NEW YORK – Wachovia Corp. on Wednesday reported a staggering $24 billion loss as it took a goodwill impairment charge of nearly $19 billion ahead of its acquisition by Wells Fargo & Co.
The Charlotte, N.C.-based bank reported a loss after paying preferred dividends of $23.89 billion, or $11.18 per share, in the period ended Sept. 30, compared with earnings of $1.62 billion, or 85 cents per share, a year earlier.
Excluding goodwill impairment of $18.7 billion and merger-related and restructuring expense of $414 million, the bank lost $4.76 billion, or $2.23 per share.
Analysts polled by Thomson Reuters, on average, had expected earnings of 2 cents per share. Analyst estimates typically exclude one-time items.

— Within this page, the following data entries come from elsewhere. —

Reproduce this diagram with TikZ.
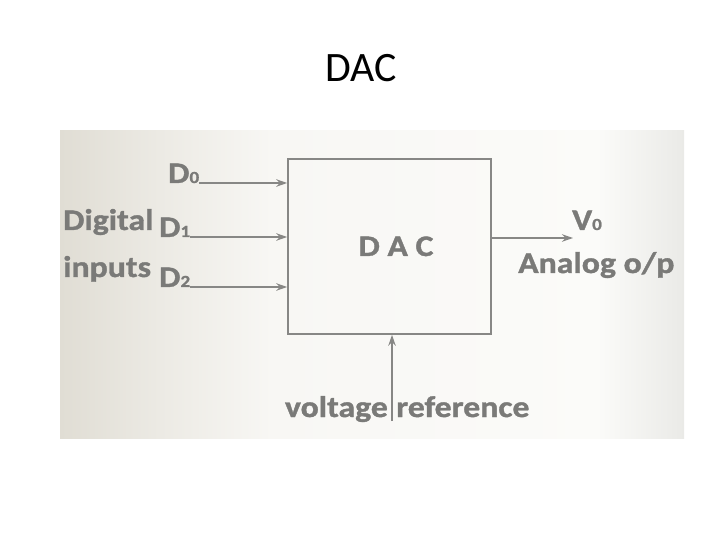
\documentclass[tikz,border=0pt]{standalone}
\usepackage{fontspec}
\setmainfont{Carlito}
\newfontfamily\scanfont[FakeStretch=1.13, FakeBold=1.2]{Carlito}
\usetikzlibrary{arrows.meta}

\definecolor{inkgray}{RGB}{122,122,120}
\definecolor{linegray}{RGB}{135,135,133}
\definecolor{paperleft}{RGB}{224,221,212}
\definecolor{paperwarm}{RGB}{236,234,228}
\definecolor{paperlight}{RGB}{248,247,244}
\definecolor{papermid}{RGB}{251,251,249}
\definecolor{paperright}{RGB}{234,234,231}

% scanned sheet: beige on the left, white in the middle, grey at the right edge
\pgfdeclarehorizontalshading{scanpaper}{100bp}{
    color(0bp)=(paperleft); color(25bp)=(paperleft);
    color(33bp)=(paperwarm); color(42bp)=(paperlight);
    color(68bp)=(papermid); color(75bp)=(paperright);
    color(100bp)=(paperright)}

\newcommand{\lblfont}{\scanfont\bfseries\fontsize{30}{30}\selectfont}
\newcommand{\subdig}[1]{{\fontsize{17}{17}\selectfont #1}}

\begin{document}
\begin{tikzpicture}[
    x=1bp, y=-1bp,
    >={Stealth[length=11bp, width=7.5bp]},
    every node/.style={inner sep=0pt, font=\lblfont, text=inkgray},
    sig/.style={->, line width=1.6bp, draw=linegray},
    titletext/.style={font=\fontsize{42}{42}\selectfont, text=black},
]
\useasboundingbox (0,0) rectangle (720,540);

% === Slide title ===
\node[titletext, anchor=base] (title) at (361,82) {DAC};

% === Scanned sheet behind the diagram ===
\shade[shading=scanpaper] (60,131) rectangle (684,438);

% === Converter block ===
\node[draw=linegray, line width=1.6bp, minimum width=203bp, minimum height=175bp]
    (dac) at (389.5,246.5) {};
\node[anchor=base] (dactxt) at (396,256) {D A C};

% === Digital inputs (left) ===
\node[anchor=base west] (digital) at (63,230) {Digital};
\node[anchor=base west] (inputs) at (63,277) {inputs};
\node[anchor=base west] (d0) at (168,183) {D\subdig{0}};
\node[anchor=base west] (d1) at (159,237) {D\subdig{1}};
\node[anchor=base west] (d2) at (159,287) {D\subdig{2}};
\foreach \bit in {d0, d1, d2} {
    \draw[sig] (\bit.base east) -- (\bit.base east -| dac.west);
}

% === Analog output (right) ===
\coordinate (vout) at (573,238);
\draw[sig] (vout -| dac.east) -- (vout);
\node[anchor=base west] (v0) at (572,230) {V\subdig{0}};
\node[anchor=base west] (analog) at (518,273) {Analog o/p};

% === Reference voltage (bottom) ===
\node[anchor=base east] (voltage) at (388,417) {voltage};
\node[anchor=base west] (reference) at (396,417) {reference};
\coordinate (vref) at (392,421);
\draw[sig] (vref) -- (vref |- dac.south);

\end{tikzpicture}
\end{document}
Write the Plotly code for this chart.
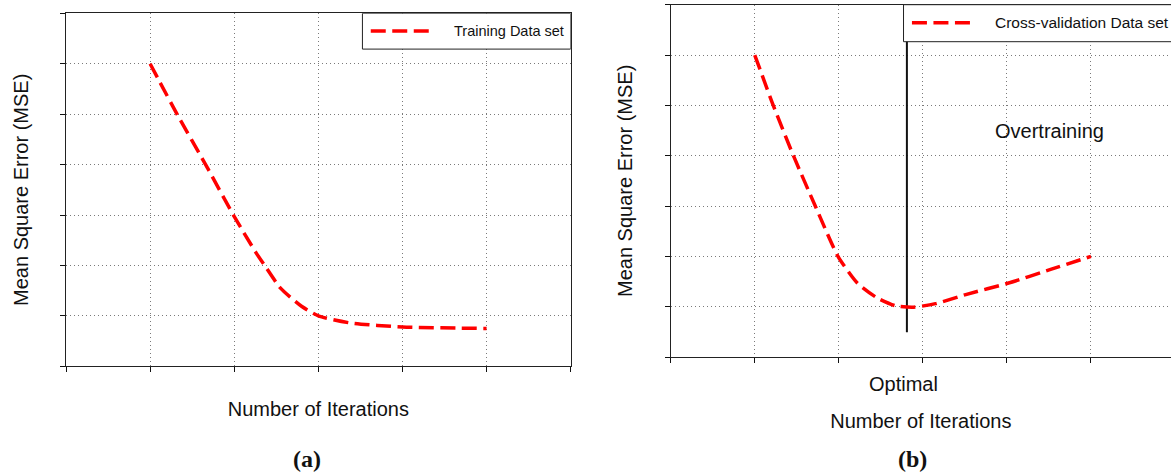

The bank said its acquisition by Wells Fargo, in an all-stock deal currently valued at about $14 billion, is on track to close in the fourth quarter.
“Wachovia’s third-quarter results were very much in line with our expectations,” said Wells Fargo President and Chief Executive John Stumpf in a statement. “We’re more encouraged than ever by what we’ve seen in their franchise, and we’re pleased that Wachovia’s team continues to focus on serving customers.”
A majority of the $18.7 billion writedown relates to the bank’s retail and small business unit, under which Wachovia’s troubled Pick-a-Pay mortgage portfolio is included. “The unprecedented, almost unimaginable, events of the third quarter and the consideration for our pending merger with Wells Fargo, created a scenario that required goodwill impairment for that and other sub-segments,” said Chief Financial Officer David Zwiener during a recorded message reviewing the quarterly results.
Essentially, Wachovia was forced to write down the value of these assets because they were considered overvalued compared with the market value — or what Wells Fargo was willing to pay. The charge has no impact on Wachovia’s capital levels.
During the quarter, Wachovia set aside a $6.63 billion provision for credit losses, including $3.4 billion to build its reserves to cover losses in its Pick-a-Pay loan portfolio.